* [SET PROBLEM]:
Your copy of the material must match it exactly, except that pictures are dropped.

---

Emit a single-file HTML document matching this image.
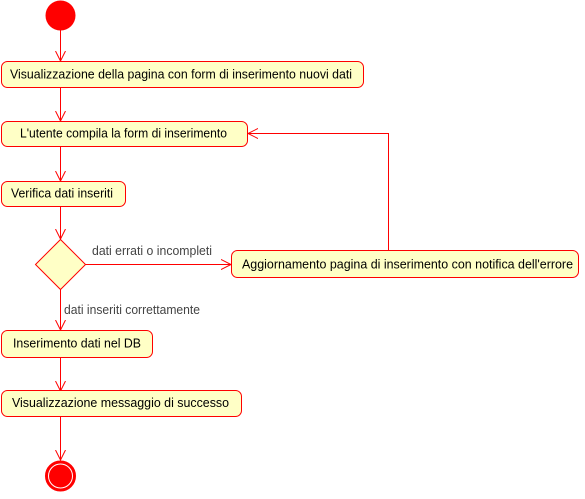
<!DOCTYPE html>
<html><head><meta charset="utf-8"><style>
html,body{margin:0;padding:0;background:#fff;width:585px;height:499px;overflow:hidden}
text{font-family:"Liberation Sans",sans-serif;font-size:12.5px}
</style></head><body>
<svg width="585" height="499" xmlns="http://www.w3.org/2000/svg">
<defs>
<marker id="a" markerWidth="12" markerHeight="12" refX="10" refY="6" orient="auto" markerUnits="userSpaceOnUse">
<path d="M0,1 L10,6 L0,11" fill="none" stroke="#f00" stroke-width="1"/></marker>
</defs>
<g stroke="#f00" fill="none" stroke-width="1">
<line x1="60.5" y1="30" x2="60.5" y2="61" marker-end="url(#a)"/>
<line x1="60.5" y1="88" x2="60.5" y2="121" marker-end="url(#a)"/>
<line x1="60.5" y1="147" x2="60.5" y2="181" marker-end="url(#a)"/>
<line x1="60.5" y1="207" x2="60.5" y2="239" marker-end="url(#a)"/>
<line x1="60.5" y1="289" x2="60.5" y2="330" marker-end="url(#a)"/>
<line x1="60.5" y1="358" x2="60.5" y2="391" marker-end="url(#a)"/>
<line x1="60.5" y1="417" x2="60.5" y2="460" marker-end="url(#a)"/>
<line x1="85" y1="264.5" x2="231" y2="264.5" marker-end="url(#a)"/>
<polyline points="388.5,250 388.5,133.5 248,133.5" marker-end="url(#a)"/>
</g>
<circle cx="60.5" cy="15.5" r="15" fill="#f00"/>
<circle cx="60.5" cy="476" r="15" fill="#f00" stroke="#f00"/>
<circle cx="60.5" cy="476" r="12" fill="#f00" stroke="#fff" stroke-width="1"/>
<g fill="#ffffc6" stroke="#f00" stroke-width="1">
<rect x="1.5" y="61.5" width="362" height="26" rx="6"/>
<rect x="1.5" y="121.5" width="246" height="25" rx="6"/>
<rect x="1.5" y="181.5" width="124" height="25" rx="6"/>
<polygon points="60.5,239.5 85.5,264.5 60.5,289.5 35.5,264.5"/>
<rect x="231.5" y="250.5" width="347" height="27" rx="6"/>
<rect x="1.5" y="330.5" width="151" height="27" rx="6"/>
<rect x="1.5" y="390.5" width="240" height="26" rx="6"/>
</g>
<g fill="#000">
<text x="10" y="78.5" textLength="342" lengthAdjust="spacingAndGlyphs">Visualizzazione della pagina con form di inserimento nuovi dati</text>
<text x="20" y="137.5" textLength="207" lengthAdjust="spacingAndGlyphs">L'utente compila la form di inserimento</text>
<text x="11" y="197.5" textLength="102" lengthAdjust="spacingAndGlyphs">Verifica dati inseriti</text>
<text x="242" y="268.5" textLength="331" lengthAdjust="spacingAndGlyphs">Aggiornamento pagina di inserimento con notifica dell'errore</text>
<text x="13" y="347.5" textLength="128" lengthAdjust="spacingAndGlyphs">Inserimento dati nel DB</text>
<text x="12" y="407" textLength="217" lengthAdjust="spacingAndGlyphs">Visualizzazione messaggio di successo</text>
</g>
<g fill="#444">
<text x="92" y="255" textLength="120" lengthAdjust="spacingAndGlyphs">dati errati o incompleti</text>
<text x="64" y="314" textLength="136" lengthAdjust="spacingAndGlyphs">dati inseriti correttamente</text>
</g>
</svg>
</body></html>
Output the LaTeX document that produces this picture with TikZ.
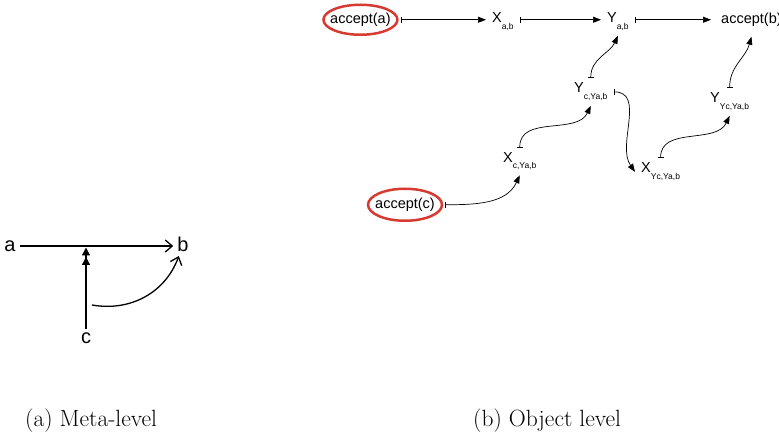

---

* [TASK RESPONSE]:
Emit a single-file HTML document matching this image.
<!DOCTYPE html>
<html><head><meta charset="utf-8"><style>
html,body{margin:0;padding:0;background:#fff;width:585px;height:499px;overflow:hidden}
text{font-family:"Liberation Sans",sans-serif;font-size:12.5px}
</style></head><body>
<svg width="585" height="499" xmlns="http://www.w3.org/2000/svg">
<defs>
<marker id="a" markerWidth="12" markerHeight="12" refX="10" refY="6" orient="auto" markerUnits="userSpaceOnUse">
<path d="M0,1 L10,6 L0,11" fill="none" stroke="#f00" stroke-width="1"/></marker>
</defs>
<g stroke="#f00" fill="none" stroke-width="1">
<line x1="60.5" y1="30" x2="60.5" y2="61" marker-end="url(#a)"/>
<line x1="60.5" y1="88" x2="60.5" y2="121" marker-end="url(#a)"/>
<line x1="60.5" y1="147" x2="60.5" y2="181" marker-end="url(#a)"/>
<line x1="60.5" y1="207" x2="60.5" y2="239" marker-end="url(#a)"/>
<line x1="60.5" y1="289" x2="60.5" y2="330" marker-end="url(#a)"/>
<line x1="60.5" y1="358" x2="60.5" y2="391" marker-end="url(#a)"/>
<line x1="60.5" y1="417" x2="60.5" y2="460" marker-end="url(#a)"/>
<line x1="85" y1="264.5" x2="231" y2="264.5" marker-end="url(#a)"/>
<polyline points="388.5,250 388.5,133.5 248,133.5" marker-end="url(#a)"/>
</g>
<circle cx="60.5" cy="15.5" r="15" fill="#f00"/>
<circle cx="60.5" cy="476" r="15" fill="#f00" stroke="#f00"/>
<circle cx="60.5" cy="476" r="12" fill="#f00" stroke="#fff" stroke-width="1"/>
<g fill="#ffffc6" stroke="#f00" stroke-width="1">
<rect x="1.5" y="61.5" width="362" height="26" rx="6"/>
<rect x="1.5" y="121.5" width="246" height="25" rx="6"/>
<rect x="1.5" y="181.5" width="124" height="25" rx="6"/>
<polygon points="60.5,239.5 85.5,264.5 60.5,289.5 35.5,264.5"/>
<rect x="231.5" y="250.5" width="347" height="27" rx="6"/>
<rect x="1.5" y="330.5" width="151" height="27" rx="6"/>
<rect x="1.5" y="390.5" width="240" height="26" rx="6"/>
</g>
<g fill="#000">
<text x="10" y="78.5" textLength="342" lengthAdjust="spacingAndGlyphs">Visualizzazione della pagina con form di inserimento nuovi dati</text>
<text x="20" y="137.5" textLength="207" lengthAdjust="spacingAndGlyphs">L'utente compila la form di inserimento</text>
<text x="11" y="197.5" textLength="102" lengthAdjust="spacingAndGlyphs">Verifica dati inseriti</text>
<text x="242" y="268.5" textLength="331" lengthAdjust="spacingAndGlyphs">Aggiornamento pagina di inserimento con notifica dell'errore</text>
<text x="13" y="347.5" textLength="128" lengthAdjust="spacingAndGlyphs">Inserimento dati nel DB</text>
<text x="12" y="407" textLength="217" lengthAdjust="spacingAndGlyphs">Visualizzazione messaggio di successo</text>
</g>
<g fill="#444">
<text x="92" y="255" textLength="120" lengthAdjust="spacingAndGlyphs">dati errati o incompleti</text>
<text x="64" y="314" textLength="136" lengthAdjust="spacingAndGlyphs">dati inseriti correttamente</text>
</g>
</svg>
</body></html>
Output the LaTeX document that produces this picture with TikZ.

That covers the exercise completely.